Stock Indexes Mostly Lower as British Vote Looms

Traders James Dresch, center, and Luke Scanlon, right, work on the floor of the New York Stock Exchange, on Thursday. (AP Photo/Richard Drew)
Traders James Dresch, center, and Luke Scanlon, right, work on the floor of the New York Stock Exchange, on Thursday. (AP Photo/Richard Drew)

Stocks were mostly lower for a sixth day Thursday as investors continued to brace for next week’s vote on whether Britain would remain a member of the European Union. Japanese stocks plunged 3 percent after the Bank of Japan decided not to increase its economic stimulus efforts.

KEEPING SCORE: The Standard & Poor’s 500 index was down five points, or 0.2 percent, to 2,067 and the Nasdaq composite was down 19 points, or 0.4 percent, to 4,815. The 30-stock Dow Jones industrial average was up 34 points, or 0.2 percent, to 17,672, largely because of a big gain in Merck.

Stocks are on pace for their first six-day slide since last August, when investors worried that China’s economic growth was sputtering.

BANK OF JAPAN: Japan’s central bank once again voted not to further ease monetary policy to help the country’s faltering recovery. The Bank of Japan is pumping about 80 trillion yen ($769 billion) into the country’s economy each year with purchases of Japanese government bonds and other assets.

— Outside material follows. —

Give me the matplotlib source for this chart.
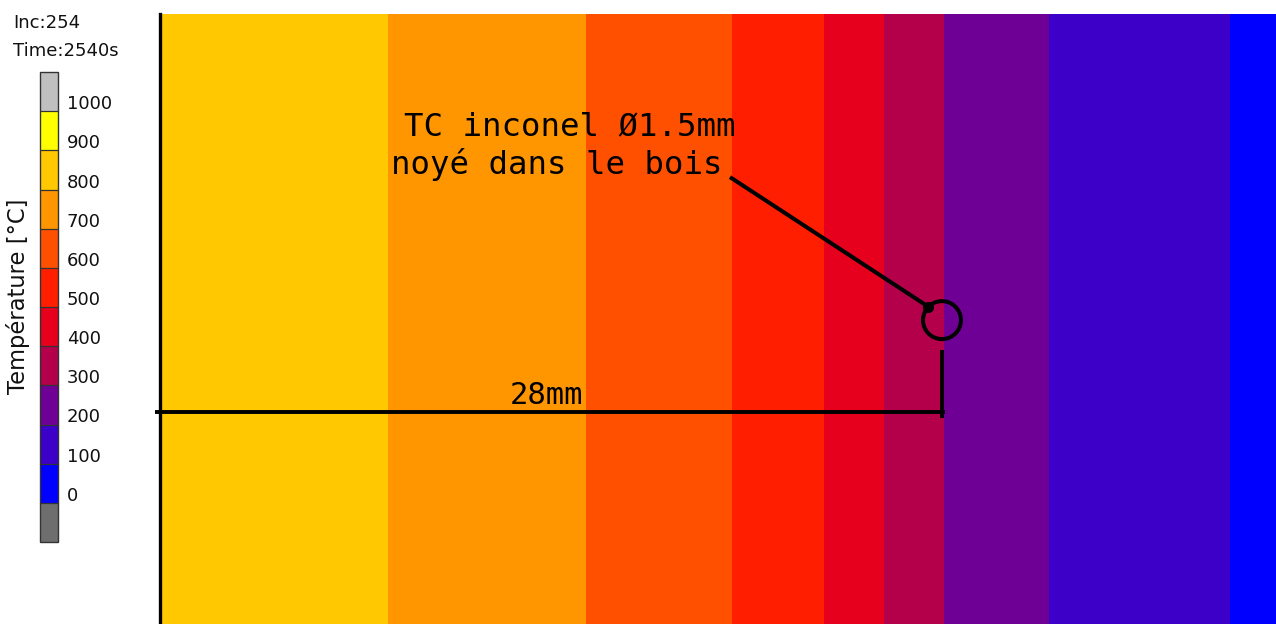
import matplotlib
matplotlib.use("Agg")
import matplotlib.pyplot as plt
import numpy as np
from matplotlib.colors import ListedColormap, BoundaryNorm
from matplotlib.cm import ScalarMappable
from matplotlib.patches import Circle
from matplotlib.transforms import ScaledTranslation

# ---------------- data ----------------
# colour scale (temperature classes, degC)
levels = [-100, 0, 100, 200, 300, 400, 500, 600, 700, 800, 900, 1000, 1100]
level_colors = ["#6e6e6e", "#0000ff", "#3c00c8", "#6e0096", "#b4004b", "#e6001e",
                "#ff1e00", "#ff5000", "#ff9600", "#ffc800", "#ffff00", "#c0c0c0"]
tick_values = [0, 100, 200, 300, 400, 500, 600, 700, 800, 900, 1000]

# isotherm band edges across the wood section (mm from exposed face)
band_edges_mm = [0.0, 8.17, 15.25, 20.49, 23.77, 25.92, 28.07, 31.84, 38.31, 39.96]
band_temps = [850, 750, 650, 550, 450, 350, 250, 150, 50]
section_height_mm = 21.84

# thermocouple
tc_x_mm = 28.0
tc_y_mm = 10.88
tc_radius_mm = 0.68
dim_y_mm = 7.59

# ---------------- figure ----------------
W, H = 1276, 624
fig = plt.figure(figsize=(W / 100, H / 100), dpi=100)

cmap = ListedColormap(level_colors)
norm = BoundaryNorm(levels, cmap.N)

# main field
ax = fig.add_axes([160 / W, 0, 1116 / W, 610 / H])
X = np.array(band_edges_mm)
Y = np.array([0.0, section_height_mm])
C = np.array([band_temps])
ax.pcolormesh(X, Y, C, cmap=cmap, norm=norm, shading="flat")
ax.set_xlim(0, band_edges_mm[-1])
ax.set_ylim(0, section_height_mm)
ax.set_aspect("auto")
ax.set_xticks([])
ax.set_yticks([])
for s in ["top", "right", "bottom"]:
    ax.spines[s].set_visible(False)
ax.spines["left"].set_linewidth(2.4)
ax.spines["left"].set_color("black")

# dimension lines
ax.plot([-0.18, tc_x_mm + 0.1], [dim_y_mm, dim_y_mm], color="black", lw=2.8,
        solid_capstyle="butt", clip_on=False)
ax.plot([tc_x_mm, tc_x_mm], [dim_y_mm - 0.21, tc_y_mm - 1.07], color="black", lw=2.8,
        solid_capstyle="butt")
fig.text(510 / W, 1 - 404 / H, "28mm", fontsize=22, family="DejaVu Sans Mono",
         ha="left", va="baseline")

# thermocouple circle and leader
ax.add_patch(Circle((tc_x_mm, tc_y_mm), tc_radius_mm, fill=False, lw=2.9, ec="black"))
ax.plot([20.41, 27.51], [16.0, 11.36], color="black", lw=2.9, solid_capstyle="butt")
ax.plot([27.51], [11.36], "o", color="black", ms=7)

fig.text(404 / W, 1 - 135 / H, "TC inconel Ø1.5mm", fontsize=23.3,
         family="DejaVu Sans Mono", ha="left", va="baseline")
fig.text(391 / W, 1 - 174 / H, "noyé dans le bois", fontsize=23.3,
         family="DejaVu Sans Mono", ha="left", va="baseline")

# colorbar
cax = fig.add_axes([40 / W, (H - 542) / H, 18.5 / W, 470 / H])
sm = ScalarMappable(norm=norm, cmap=cmap)
cb = fig.colorbar(sm, cax=cax, boundaries=levels, drawedges=True, spacing="uniform")
cb.outline.set_edgecolor("#333333")
cb.outline.set_linewidth(1.0)
cb.dividers.set_color("#333333")
cb.dividers.set_linewidth(0.9)
cb.set_ticks(tick_values)
cb.set_ticklabels([str(v) for v in tick_values])
cax.minorticks_off()
cax.tick_params(which="both", length=0, labelsize=13, pad=6, colors="#111111")
off = ScaledTranslation(0, 9 / 100, fig.dpi_scale_trans)
for lab in cax.get_yticklabels():
    lab.set_transform(lab.get_transform() + off)

fig.text(18 / W, 1 - 296 / H, "Température [°C]", rotation=90, fontsize=16.3,
         ha="center", va="center", color="#111111")
fig.text(13 / W, 1 - 28 / H, "Inc:254", fontsize=13, ha="left", va="baseline",
         color="#111111")
fig.text(13 / W, 1 - 56 / H, "Time:2540s", fontsize=13, ha="left", va="baseline",
         color="#111111")

fig.savefig("out.png", dpi=100)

The yen jumped nearly 2 percent against the U.S. dollar, reaching its highest level in two years. Japanese officials have said they may intervene in currency markets if the yen appreciates too much. Japan’s economy is heavily reliant on exports, which are hurt when the yen rises sharply in value against other currencies.

IN GOOD HEALTH: Drugmaker giant Merck rose $1.27, or 2 percent, to $57.35 after the company said it had positive results in a medical study for its cancer drug Keytruda, which could result in higher sales of the drug.

SHOULD THEY STAY? Investors are bracing for a tight race in the British vote on June 23 on whether to leave the EU. The Bank of England, which kept its rates on hold as well on Thursday, said a vote to leave would likely result in the pound dropping sharply. It would also hurt spending and investment.

“This is going to be a big event. Up until a few weeks ago, the markets were pricing in a probability of the U.K. leaving the EU at around 20 percent. Now the chance is roughly 42 percent,” said Richard Turnill, BlackRock’s global chief investment strategist. “We are going to see significant volatility ahead of the U.K. referendum.”

SAFETY IS KEY: Investors continued to buy up investments considered safe in times of economic uncertainty: U.S. government bonds, gold and stocks that have high dividends like utilities. The yield on the benchmark 10-year U.S. Treasury note dropped to 1.56 percent from 1.57 percent the day before. The price of gold rose 1 percent to $1,298.40 an ounce.

OIL: The price of benchmark U.S. crude oil sank $1.50 to $46.51 a barrel on the New York Mercantile Exchange. Brent crude, used to price international oils, shed $1.38 to $47.59 a barrel in London.

Energy stocks fell along with the price of oil. Transocean, Marathon Oil, and Murphy Oil, all drilling or oil exploration companies, were down roughly 4 percent.

CURRENCIES: The dollar fell sharply against the Japanese yen, trading at 104.29 yen compared with 105.98 the previous day. The euro fell to $1.1242 from $1.1268.